Junior C. Fortney, 36, was sentenced to 18 months' probation and 50 hours of community service.

"It's all about power and money, isn't it?" Fortney said outside the courtroom, with his arm around his teary-eyed wife, whom he said he was protecting when he got into a fight with McCrary, 32, on Feb. 10.

Defense lawyer Stephen R. Tully said he was not sure whether Fortney would appeal.

After the judge's verdict, McCrary spoke in court, saying that because his name was linked to the melee his reputation had been damaged, though he was the victim.

"I'm very upset about this," he said. "This has been a black eye on my name, on my foundation." McCrary founded Mac's Miracle Fund, a charity serving urban youth.

McCrary stated in court that everything he testified to was "absolutely true," though Assistant State's Attorney Katharine A. Potter used some facts presented by the defense - which contradicted McCrary's account of the night - in her closing argument yesterday.

Fortney testified that he was at a private party at the Redwood Trust nightclub on Calvert and Redwood streets when McCrary came into the roped-off section and tried to dance with his then-fiancee, now wife.

Fortney and McCrary said in court that McCrary walked away when Vickie M. Fortney, 37, asked him to do so.

But Junior Fortney, who is 190 pounds, said that a few minutes later, the 260-pound McCrary walked back into the private party and grabbed his fiancee's arm.
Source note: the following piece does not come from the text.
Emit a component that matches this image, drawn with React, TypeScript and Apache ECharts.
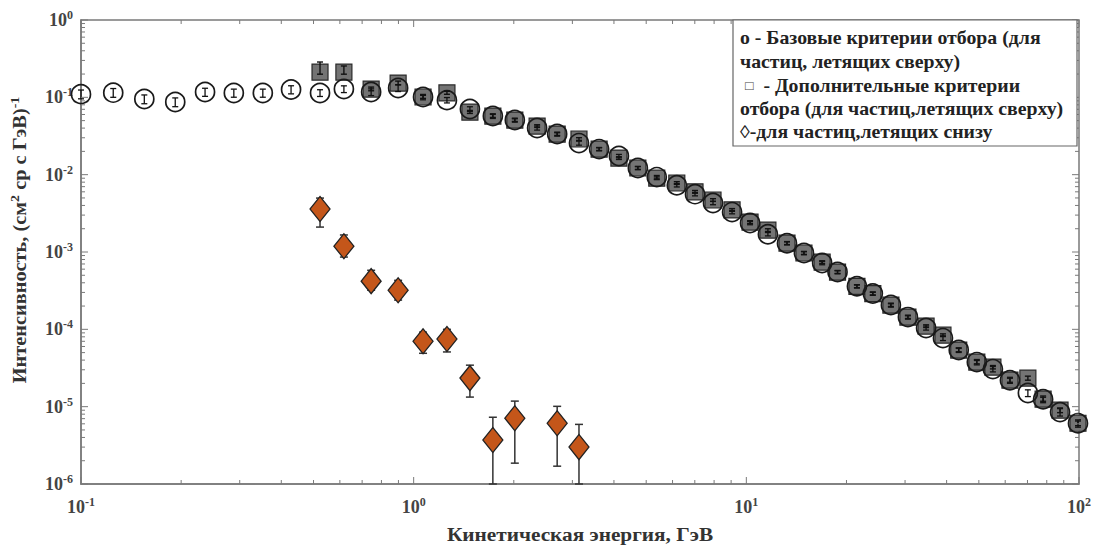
import React, { useEffect, useRef } from "react";
import * as echarts from "echarts";

// Kinetic energy bins, GeV
const energy = [
  0.1, 0.125, 0.155, 0.192, 0.236, 0.288, 0.352, 0.428, 0.523, 0.617,
  0.745, 0.898, 1.067, 1.259, 1.476, 1.73, 2.014, 2.35, 2.7, 3.14,
  3.61, 4.14, 4.72, 5.38, 6.18, 7.01, 7.94, 9.06, 10.26, 11.61,
  13.25, 14.9, 16.9, 18.8, 21.5, 24.0, 27.2, 30.6, 34.7, 39.0,
  43.5, 49.3, 55.1, 62.0, 70.2, 78.0, 87.7, 99.3,
];

// Basic selection criteria (circles)
const baseIntensity = [
  0.11, 0.115, 0.095, 0.087, 0.117, 0.114, 0.114, 0.126, 0.114, 0.128,
  0.117, 0.132, 0.101, 0.092, 0.0706, 0.0573, 0.0508, 0.0401, 0.0335, 0.0256,
  0.0214, 0.0174, 0.0122, 0.0093, 0.0073, 0.0056, 0.0043, 0.00328, 0.00237, 0.0017,
  0.0013, 0.00097, 0.00072, 0.00055, 0.00036, 0.00029, 0.000206, 0.000144, 0.000104, 7.7e-5,
  5.4e-5, 3.77e-5, 3.06e-5, 2.2e-5, 1.5e-5, 1.25e-5, 8.5e-6, 6.1e-6,
];
const baseRelErr = [
  0.13, 0.13, 0.13, 0.13, 0.12, 0.12, 0.12, 0.12, 0.1, 0.1,
  0.1, 0.1, 0.08, 0.08, 0.07, 0.07, 0.06, 0.06, 0.06, 0.06,
  0.05, 0.05, 0.05, 0.05, 0.05, 0.05, 0.05, 0.05, 0.05, 0.05,
  0.05, 0.05, 0.05, 0.05, 0.05, 0.05, 0.06, 0.06, 0.06, 0.07,
  0.07, 0.08, 0.08, 0.09, 0.1, 0.1, 0.11, 0.11,
];

// Additional selection criteria (squares), from energy[8] onward
const extraEnergy = energy.slice(8);
const extraIntensity = [
  0.212, 0.212, 0.128, 0.153, 0.101, 0.114, 0.0645, 0.0573, 0.0508, 0.0425,
  0.0335, 0.0289, 0.0214, 0.0164, 0.0122, 0.009, 0.0078, 0.006, 0.0047, 0.0035,
  0.00244, 0.00192, 0.0013, 0.00097, 0.00074, 0.00055, 0.00036, 0.00029, 0.000206, 0.000144,
  0.00011, 8.4e-5, 5.4e-5, 3.77e-5, 3.24e-5, 2.2e-5, 2.34e-5, 1.25e-5, 9.0e-6, 6.1e-6,
];
const extraErrUp = [
  0.35, 0.2, 0.06, 0.06, 0.05, 0.05, 0.05, 0.05, 0.04, 0.04,
  0.04, 0.04, 0.04, 0.04, 0.04, 0.04, 0.04, 0.04, 0.04, 0.04,
  0.04, 0.04, 0.04, 0.04, 0.04, 0.04, 0.04, 0.04, 0.04, 0.04,
  0.04, 0.04, 0.05, 0.05, 0.05, 0.06, 0.06, 0.06, 0.07, 0.07,
];
const extraErrDown = [
  0.06, 0.06, 0.05, 0.05, 0.04, 0.04, 0.04, 0.04, 0.04, 0.04,
  0.04, 0.04, 0.04, 0.04, 0.04, 0.04, 0.04, 0.04, 0.04, 0.04,
  0.04, 0.04, 0.04, 0.04, 0.04, 0.04, 0.04, 0.04, 0.04, 0.04,
  0.04, 0.04, 0.05, 0.05, 0.05, 0.06, 0.06, 0.06, 0.07, 0.07,
];

// Upward-going particles (diamonds)
const upEnergy = [0.523, 0.617, 0.745, 0.898, 1.067, 1.259, 1.476, 1.73, 2.014, 2.7, 3.14];
const upIntensity = [3.59e-3, 1.19e-3, 4.2e-4, 3.2e-4, 7.0e-5, 7.5e-5, 2.34e-5, 3.7e-6, 7.1e-6, 6.1e-6, 3.0e-6];
const upHigh = [4.98e-3, 1.66e-3, 5.8e-4, 4.3e-4, 9.2e-5, 1.0e-4, 3.44e-5, 7.3e-6, 1.18e-5, 1.01e-5, 5.9e-6];
const upLow = [2.1e-3, 8.6e-4, 3.2e-4, 2.39e-4, 4.9e-5, 5.1e-5, 1.33e-5, 1e-6, 1.86e-6, 1.7e-6, 1e-6];

// Axis ticks
const xMajorTicks = [0.1, 1, 10, 100];
const yMajorTicks = [1e-6, 1e-5, 1e-4, 1e-3, 1e-2, 1e-1, 1];
const minorMultipliers = [2, 3, 4, 5, 6, 7, 8, 9];

const xTitle = "Кинетическая энергия, ГэВ";
const legendLines = [
  "o - Базовые критерии отбора (для",
  "частиц, летящих сверху)",
  " {sq|□}  - Дополнительные критерии",
  "отбора (для частиц,летящих сверху)",
  "◊-для частиц,летящих снизу",
];

const FONT = '"Liberation Serif", "Times New Roman", serif';
const AXIS_COLOR = "#7a7a7a";

function errorBarSeries(data: number[][], color: string, lw: number, cap: number, z: number) {
  return {
    type: "custom",
    z,
    silent: true,
    encode: { x: 0, y: [1, 2] },
    data,
    renderItem: (params: any, api: any) => {
      const x = api.value(0);
      const a = api.coord([x, api.value(1)]);
      const b = api.coord([x, api.value(2)]);
      const style = { stroke: color, lineWidth: lw };
      return {
        type: "group",
        children: [
          { type: "line", shape: { x1: a[0], y1: a[1], x2: b[0], y2: b[1] }, style },
          { type: "line", shape: { x1: a[0] - cap, y1: a[1], x2: a[0] + cap, y2: a[1] }, style },
          { type: "line", shape: { x1: b[0] - cap, y1: b[1], x2: b[0] + cap, y2: b[1] }, style },
        ],
      };
    },
  };
}

export default function App() {
  const ref = useRef<HTMLDivElement>(null);

  useEffect(() => {
    if (!ref.current) return;
    const chart = echarts.init(ref.current, null, { renderer: "svg" });

    const xTickData: number[][] = [];
    xMajorTicks.forEach((v, i) => {
      xTickData.push([v, 1e-3, 1]);
      if (i < xMajorTicks.length - 1) minorMultipliers.forEach((m) => xTickData.push([v * m, 1e-3, 0]));
    });
    const yTickData: number[][] = [];
    yMajorTicks.forEach((v, i) => {
      yTickData.push([1, v, 1]);
      if (i < yMajorTicks.length - 1) minorMultipliers.forEach((m) => yTickData.push([1, v * m, 0]));
    });

    const labelRich = {
      b: { fontSize: 18, fontWeight: "bold", color: "#444", fontFamily: FONT, lineHeight: 22 },
      s: { fontSize: 12, fontWeight: "bold", color: "#444", fontFamily: FONT, lineHeight: 12, verticalAlign: "top" },
    };
    const fmt = (v: number) => `{b|10}{s|${Math.round(Math.log10(v))}}`;

    const option: any = {
      animation: false,
      backgroundColor: "#fff",
      grid: {
        left: 81, right: 17, top: 20, bottom: 63,
        show: true, borderColor: AXIS_COLOR, borderWidth: 1.5, backgroundColor: "transparent",
      },
      xAxis: {
        type: "log", logBase: 10, min: 0.1, max: 100, interval: 1,
        axisLine: { show: true, lineStyle: { color: AXIS_COLOR, width: 1.5 } },
        axisTick: { show: false },
        splitLine: { show: false },
        axisLabel: { formatter: fmt, rich: labelRich, margin: 12 },
      },
      yAxis: {
        type: "log", logBase: 10, min: 1e-6, max: 1, interval: 1,
        axisLine: { show: true, lineStyle: { color: AXIS_COLOR, width: 1.5 } },
        axisTick: { show: false },
        splitLine: { show: false },
        axisLabel: { formatter: fmt, rich: labelRich, margin: 8 },
      },
      graphic: [
        {
          type: "text", x: 580, y: 534, z: 10, scaleX: 1.12,
          style: {
            text: xTitle, fontSize: 19, fontWeight: "bold", fontFamily: FONT, fill: "#333",
            align: "center", verticalAlign: "middle",
          },
        },
        {
          type: "text", x: 19, y: 240, rotation: Math.PI / 2, scaleX: 1.07, z: 10,
          style: {
            text: "{t|Интенсивность, (см}{s|2}{t| ср с ГэВ)}{s|-1}",
            align: "center", verticalAlign: "middle",
            rich: {
              t: { fontSize: 19, fontWeight: "bold", fontFamily: FONT, fill: "#333", lineHeight: 22 },
              s: { fontSize: 13, fontWeight: "bold", fontFamily: FONT, fill: "#333", lineHeight: 13, verticalAlign: "top" },
            },
          },
        },
        {
          type: "rect", z: 20,
          shape: { x: 733, y: 20, width: 344, height: 126 },
          style: { fill: "#fff", stroke: "#666", lineWidth: 1.2 },
        },
        ...legendLines.map((t, i) => ({
          type: "text", z: 21, x: 740, y: [38, 62, 86, 109, 132][i], scaleX: 1.1,
          style: {
            text: t, fontSize: 18, fontWeight: "bold", fontFamily: FONT, fill: "#222",
            align: "left", verticalAlign: "middle",
            rich: { sq: { fontSize: 13, fontFamily: FONT, fill: "#444" } },
          },
        })),
      ],
      series: [
        {
          type: "scatter", z: 2, symbol: "rect", symbolSize: 16,
          itemStyle: { color: "#747474", borderColor: "#2a2a2a", borderWidth: 1.2, opacity: 1 },
          data: extraEnergy.map((e, i) => [e, extraIntensity[i]]),
        },
        {
          type: "scatter", z: 3, symbol: "circle", symbolSize: 19,
          itemStyle: { color: "rgba(0,0,0,0)", borderColor: "#1a1a1a", borderWidth: 1.7, opacity: 1 },
          data: energy.map((e, i) => [e, baseIntensity[i]]),
        },
        errorBarSeries(
          extraEnergy.map((e, i) => [e, extraIntensity[i] * (1 - extraErrDown[i]), extraIntensity[i] * (1 + extraErrUp[i])]),
          "#111", 1.4, 3, 4
        ),
        errorBarSeries(
          energy.map((e, i) => [e, baseIntensity[i] * (1 - baseRelErr[i]), baseIntensity[i] * (1 + baseRelErr[i])]),
          "#111", 1.3, 3, 4
        ),
        errorBarSeries(upEnergy.map((e, i) => [e, upLow[i], upHigh[i]]), "#333", 1.5, 4, 5),
        {
          type: "scatter", z: 6, symbol: "diamond", symbolSize: [20, 25],
          itemStyle: { color: "#c4561a", borderColor: "#222", borderWidth: 1.3, opacity: 1 },
          data: upEnergy.map((e, i) => [e, upIntensity[i]]),
        },
        {
          type: "custom", z: 7, silent: true, encode: { x: 0, y: 1 }, data: xTickData,
          renderItem: (params: any, api: any) => {
            const p = api.coord([api.value(0), api.value(1)]);
            const cs = params.coordSys;
            const len = api.value(2) === 1 ? 7 : 4;
            const style = { stroke: AXIS_COLOR, lineWidth: 1 };
            return {
              type: "group",
              children: [
                { type: "line", shape: { x1: p[0], y1: cs.y + cs.height, x2: p[0], y2: cs.y + cs.height - len }, style },
                { type: "line", shape: { x1: p[0], y1: cs.y, x2: p[0], y2: cs.y + len }, style },
              ],
            };
          },
        },
        {
          type: "custom", z: 7, silent: true, encode: { x: 0, y: 1 }, data: yTickData,
          renderItem: (params: any, api: any) => {
            const p = api.coord([api.value(0), api.value(1)]);
            const cs = params.coordSys;
            const len = api.value(2) === 1 ? 7 : 4;
            const style = { stroke: AXIS_COLOR, lineWidth: 1 };
            return {
              type: "group",
              children: [
                { type: "line", shape: { x1: cs.x, y1: p[1], x2: cs.x + len, y2: p[1] }, style },
                { type: "line", shape: { x1: cs.x + cs.width, y1: p[1], x2: cs.x + cs.width - len, y2: p[1] }, style },
              ],
            };
          },
        },
      ],
    };

    chart.setOption(option);
    return () => chart.dispose();
  }, []);

  return (
    <div
      ref={ref}
      style={{ position: "fixed", left: 0, top: 0, width: 1096, height: 547, background: "#fff" }}
    />
  );
}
Fortney said he then put his hand on McCrary's arm and told him to leave his fiancee alone. He said McCrary swore and swung his arm back at his face. Fortney said he ducked and then punched McCrary.

McCrary testified earlier that Fortney had attacked him without provocation and that he did not swing his arm toward Fortney.

However, in her closing argument, Potter used part of Fortney's account, saying that McCrary's motion had been a natural reaction to get rid of Fortney's hand.

She contended that Fortney's self-defense claim was invalid, since he touched McCrary first.